Problem details → Repeat verbatim only the lines from the opening of the material below through the one that contains "import pandas as pd".

-- Given information start --

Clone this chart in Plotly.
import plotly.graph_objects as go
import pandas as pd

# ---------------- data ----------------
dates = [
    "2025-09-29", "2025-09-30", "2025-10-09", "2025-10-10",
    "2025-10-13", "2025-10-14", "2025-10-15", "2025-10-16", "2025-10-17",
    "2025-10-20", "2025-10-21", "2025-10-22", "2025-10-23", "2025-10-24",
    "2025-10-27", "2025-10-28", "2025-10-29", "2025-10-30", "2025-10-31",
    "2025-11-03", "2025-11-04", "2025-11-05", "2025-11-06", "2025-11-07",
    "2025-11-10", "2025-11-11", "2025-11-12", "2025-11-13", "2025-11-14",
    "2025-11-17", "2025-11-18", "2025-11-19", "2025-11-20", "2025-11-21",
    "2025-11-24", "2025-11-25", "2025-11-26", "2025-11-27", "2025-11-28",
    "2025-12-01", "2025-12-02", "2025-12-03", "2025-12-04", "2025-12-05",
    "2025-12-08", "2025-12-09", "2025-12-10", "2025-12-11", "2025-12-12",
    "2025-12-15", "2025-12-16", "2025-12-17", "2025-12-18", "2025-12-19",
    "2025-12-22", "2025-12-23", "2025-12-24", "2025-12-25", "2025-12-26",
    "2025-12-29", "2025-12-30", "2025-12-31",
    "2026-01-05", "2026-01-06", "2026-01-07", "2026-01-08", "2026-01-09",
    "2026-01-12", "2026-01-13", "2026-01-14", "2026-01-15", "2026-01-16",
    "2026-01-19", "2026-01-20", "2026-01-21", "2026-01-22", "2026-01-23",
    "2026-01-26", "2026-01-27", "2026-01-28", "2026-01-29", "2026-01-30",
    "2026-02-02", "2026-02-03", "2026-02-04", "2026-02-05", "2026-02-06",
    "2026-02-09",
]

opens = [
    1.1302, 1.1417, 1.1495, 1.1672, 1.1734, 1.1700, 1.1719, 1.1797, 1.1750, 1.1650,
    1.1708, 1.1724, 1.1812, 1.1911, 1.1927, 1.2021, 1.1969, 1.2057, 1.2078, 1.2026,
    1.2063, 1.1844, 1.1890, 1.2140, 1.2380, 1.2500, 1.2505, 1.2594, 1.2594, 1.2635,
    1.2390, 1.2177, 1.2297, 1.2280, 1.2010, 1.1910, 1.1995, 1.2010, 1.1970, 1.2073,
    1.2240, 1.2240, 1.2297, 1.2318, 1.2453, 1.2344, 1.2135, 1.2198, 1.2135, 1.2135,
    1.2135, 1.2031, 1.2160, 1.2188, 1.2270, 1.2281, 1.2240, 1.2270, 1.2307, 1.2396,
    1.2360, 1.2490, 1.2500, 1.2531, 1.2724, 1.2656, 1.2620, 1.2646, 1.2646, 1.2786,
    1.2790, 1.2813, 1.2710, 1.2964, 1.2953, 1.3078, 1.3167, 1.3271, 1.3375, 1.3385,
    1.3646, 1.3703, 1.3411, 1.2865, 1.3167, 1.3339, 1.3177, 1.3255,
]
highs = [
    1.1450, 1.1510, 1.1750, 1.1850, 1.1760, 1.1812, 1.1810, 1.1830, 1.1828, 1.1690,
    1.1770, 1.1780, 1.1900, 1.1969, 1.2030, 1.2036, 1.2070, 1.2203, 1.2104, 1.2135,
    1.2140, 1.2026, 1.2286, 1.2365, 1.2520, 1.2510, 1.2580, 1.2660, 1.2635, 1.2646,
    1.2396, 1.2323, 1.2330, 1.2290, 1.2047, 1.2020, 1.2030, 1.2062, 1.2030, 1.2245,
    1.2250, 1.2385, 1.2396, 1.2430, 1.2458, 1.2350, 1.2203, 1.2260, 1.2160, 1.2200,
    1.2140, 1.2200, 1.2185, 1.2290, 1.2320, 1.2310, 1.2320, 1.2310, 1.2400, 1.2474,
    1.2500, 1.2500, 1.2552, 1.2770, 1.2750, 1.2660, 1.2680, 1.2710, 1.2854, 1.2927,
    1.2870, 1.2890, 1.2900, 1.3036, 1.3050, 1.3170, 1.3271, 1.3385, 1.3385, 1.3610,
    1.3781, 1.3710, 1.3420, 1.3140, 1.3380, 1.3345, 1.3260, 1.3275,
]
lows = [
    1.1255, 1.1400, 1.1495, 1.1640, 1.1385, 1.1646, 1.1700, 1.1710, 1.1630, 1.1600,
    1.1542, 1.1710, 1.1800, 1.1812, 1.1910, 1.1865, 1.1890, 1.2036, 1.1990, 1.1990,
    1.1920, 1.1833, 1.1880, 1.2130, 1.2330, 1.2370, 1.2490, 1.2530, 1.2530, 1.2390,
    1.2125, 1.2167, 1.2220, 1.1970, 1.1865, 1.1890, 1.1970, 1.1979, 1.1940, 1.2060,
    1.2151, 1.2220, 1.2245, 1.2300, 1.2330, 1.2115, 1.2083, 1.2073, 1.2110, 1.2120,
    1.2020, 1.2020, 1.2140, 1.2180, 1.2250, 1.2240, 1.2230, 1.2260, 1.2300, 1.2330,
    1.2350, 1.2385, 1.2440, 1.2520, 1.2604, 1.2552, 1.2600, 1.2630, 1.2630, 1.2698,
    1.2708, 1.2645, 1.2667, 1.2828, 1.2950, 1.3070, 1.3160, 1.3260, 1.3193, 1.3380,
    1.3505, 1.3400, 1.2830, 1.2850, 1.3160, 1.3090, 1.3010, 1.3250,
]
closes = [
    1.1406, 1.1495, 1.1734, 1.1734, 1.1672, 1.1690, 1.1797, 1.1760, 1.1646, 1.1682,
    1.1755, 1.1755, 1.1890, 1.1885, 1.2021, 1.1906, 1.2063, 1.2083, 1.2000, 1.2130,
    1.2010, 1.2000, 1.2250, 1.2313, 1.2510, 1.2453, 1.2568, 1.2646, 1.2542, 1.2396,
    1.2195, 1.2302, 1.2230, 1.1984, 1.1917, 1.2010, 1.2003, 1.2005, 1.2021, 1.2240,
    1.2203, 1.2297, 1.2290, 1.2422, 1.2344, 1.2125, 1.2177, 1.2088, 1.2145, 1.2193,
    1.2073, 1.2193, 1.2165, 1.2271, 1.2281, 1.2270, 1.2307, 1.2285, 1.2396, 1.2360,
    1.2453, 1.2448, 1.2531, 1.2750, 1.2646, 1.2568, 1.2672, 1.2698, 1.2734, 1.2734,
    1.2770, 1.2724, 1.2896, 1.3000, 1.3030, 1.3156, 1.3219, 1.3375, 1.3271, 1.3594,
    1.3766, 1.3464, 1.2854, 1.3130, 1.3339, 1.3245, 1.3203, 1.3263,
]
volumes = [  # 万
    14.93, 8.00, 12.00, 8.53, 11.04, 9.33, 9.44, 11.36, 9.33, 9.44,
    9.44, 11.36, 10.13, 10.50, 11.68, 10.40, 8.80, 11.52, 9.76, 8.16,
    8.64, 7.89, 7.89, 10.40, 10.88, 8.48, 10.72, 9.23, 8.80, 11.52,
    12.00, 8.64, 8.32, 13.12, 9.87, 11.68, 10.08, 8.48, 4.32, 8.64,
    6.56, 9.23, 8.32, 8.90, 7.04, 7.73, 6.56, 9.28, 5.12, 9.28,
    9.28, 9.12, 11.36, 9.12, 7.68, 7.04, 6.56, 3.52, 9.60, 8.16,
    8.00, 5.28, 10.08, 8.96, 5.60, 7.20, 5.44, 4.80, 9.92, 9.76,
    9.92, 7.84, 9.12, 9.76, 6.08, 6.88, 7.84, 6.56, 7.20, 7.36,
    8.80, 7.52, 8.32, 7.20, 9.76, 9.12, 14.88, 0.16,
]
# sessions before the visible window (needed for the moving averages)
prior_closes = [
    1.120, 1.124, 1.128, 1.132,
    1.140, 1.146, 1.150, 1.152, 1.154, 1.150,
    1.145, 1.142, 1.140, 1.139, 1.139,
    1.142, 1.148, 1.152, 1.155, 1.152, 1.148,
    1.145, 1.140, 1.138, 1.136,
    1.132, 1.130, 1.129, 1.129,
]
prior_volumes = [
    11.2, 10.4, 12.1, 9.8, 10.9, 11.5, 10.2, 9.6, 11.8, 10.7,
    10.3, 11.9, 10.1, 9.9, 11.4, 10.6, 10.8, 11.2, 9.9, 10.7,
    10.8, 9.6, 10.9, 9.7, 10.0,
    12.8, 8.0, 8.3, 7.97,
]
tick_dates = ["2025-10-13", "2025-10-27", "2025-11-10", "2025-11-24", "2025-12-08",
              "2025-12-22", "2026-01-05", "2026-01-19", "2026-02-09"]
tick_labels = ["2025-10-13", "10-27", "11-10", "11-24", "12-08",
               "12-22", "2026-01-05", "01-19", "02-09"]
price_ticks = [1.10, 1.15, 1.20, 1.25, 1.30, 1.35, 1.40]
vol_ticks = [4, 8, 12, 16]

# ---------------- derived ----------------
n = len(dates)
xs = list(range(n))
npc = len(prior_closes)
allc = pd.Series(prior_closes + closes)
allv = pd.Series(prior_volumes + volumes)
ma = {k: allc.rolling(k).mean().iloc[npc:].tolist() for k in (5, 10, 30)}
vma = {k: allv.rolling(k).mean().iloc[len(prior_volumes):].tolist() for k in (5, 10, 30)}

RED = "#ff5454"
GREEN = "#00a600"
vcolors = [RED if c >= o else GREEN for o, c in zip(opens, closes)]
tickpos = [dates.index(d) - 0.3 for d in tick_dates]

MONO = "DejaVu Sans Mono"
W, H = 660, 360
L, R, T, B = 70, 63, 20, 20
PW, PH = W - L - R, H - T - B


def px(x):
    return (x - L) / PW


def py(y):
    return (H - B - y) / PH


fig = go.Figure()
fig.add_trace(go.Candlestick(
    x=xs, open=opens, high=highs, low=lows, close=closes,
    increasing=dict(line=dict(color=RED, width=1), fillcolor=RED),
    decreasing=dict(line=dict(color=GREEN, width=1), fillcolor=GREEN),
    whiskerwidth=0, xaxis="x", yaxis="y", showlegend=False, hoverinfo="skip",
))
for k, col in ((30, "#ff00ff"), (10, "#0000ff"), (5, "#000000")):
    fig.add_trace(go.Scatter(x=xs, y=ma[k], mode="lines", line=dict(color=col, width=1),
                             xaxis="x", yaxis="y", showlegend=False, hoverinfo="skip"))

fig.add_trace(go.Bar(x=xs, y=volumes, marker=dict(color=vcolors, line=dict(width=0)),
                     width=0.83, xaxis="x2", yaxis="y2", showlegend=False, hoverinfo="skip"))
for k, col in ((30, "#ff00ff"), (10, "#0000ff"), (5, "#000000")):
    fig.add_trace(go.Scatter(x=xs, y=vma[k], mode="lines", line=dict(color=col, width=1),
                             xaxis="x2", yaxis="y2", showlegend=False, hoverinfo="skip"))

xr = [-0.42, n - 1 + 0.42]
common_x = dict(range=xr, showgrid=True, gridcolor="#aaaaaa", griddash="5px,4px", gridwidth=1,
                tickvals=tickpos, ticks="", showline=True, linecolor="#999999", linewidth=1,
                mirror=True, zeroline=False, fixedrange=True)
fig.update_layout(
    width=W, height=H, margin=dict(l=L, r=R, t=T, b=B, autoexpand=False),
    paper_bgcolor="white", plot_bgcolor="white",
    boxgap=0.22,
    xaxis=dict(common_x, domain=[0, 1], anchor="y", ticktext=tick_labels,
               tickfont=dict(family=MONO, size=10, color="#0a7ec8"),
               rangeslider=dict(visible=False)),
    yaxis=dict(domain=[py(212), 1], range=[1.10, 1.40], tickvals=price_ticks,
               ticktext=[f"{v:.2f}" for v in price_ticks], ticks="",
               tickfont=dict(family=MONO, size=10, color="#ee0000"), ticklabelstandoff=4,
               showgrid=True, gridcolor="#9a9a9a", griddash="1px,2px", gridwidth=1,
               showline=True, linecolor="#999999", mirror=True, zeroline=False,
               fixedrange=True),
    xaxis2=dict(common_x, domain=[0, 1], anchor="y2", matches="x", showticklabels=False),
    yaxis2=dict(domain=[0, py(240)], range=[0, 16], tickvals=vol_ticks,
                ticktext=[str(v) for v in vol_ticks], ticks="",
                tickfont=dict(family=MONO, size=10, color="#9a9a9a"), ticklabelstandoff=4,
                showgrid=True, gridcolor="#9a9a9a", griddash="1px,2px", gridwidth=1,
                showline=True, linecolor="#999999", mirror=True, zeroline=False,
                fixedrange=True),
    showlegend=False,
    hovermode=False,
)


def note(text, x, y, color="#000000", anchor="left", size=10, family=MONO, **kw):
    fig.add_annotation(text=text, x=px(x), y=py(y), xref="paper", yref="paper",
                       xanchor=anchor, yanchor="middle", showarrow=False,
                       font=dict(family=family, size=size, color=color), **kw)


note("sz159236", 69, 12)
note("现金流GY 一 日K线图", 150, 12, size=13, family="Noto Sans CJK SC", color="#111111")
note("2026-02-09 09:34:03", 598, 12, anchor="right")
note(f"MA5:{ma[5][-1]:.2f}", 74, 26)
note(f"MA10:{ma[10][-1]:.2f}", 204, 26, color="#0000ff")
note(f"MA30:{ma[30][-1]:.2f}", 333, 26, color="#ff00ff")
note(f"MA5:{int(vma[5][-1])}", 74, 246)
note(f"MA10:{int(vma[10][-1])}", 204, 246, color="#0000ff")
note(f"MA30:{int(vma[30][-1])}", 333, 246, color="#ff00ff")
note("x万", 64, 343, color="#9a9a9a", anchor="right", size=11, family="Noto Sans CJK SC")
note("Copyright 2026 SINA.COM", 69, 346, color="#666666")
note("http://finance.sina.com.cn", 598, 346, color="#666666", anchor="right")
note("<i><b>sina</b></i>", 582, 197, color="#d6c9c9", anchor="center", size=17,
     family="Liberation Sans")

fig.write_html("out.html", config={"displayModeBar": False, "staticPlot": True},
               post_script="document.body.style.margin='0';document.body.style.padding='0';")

-- Given information end --

Task answer →
Clone this chart in Plotly.
import plotly.graph_objects as go
import pandas as pd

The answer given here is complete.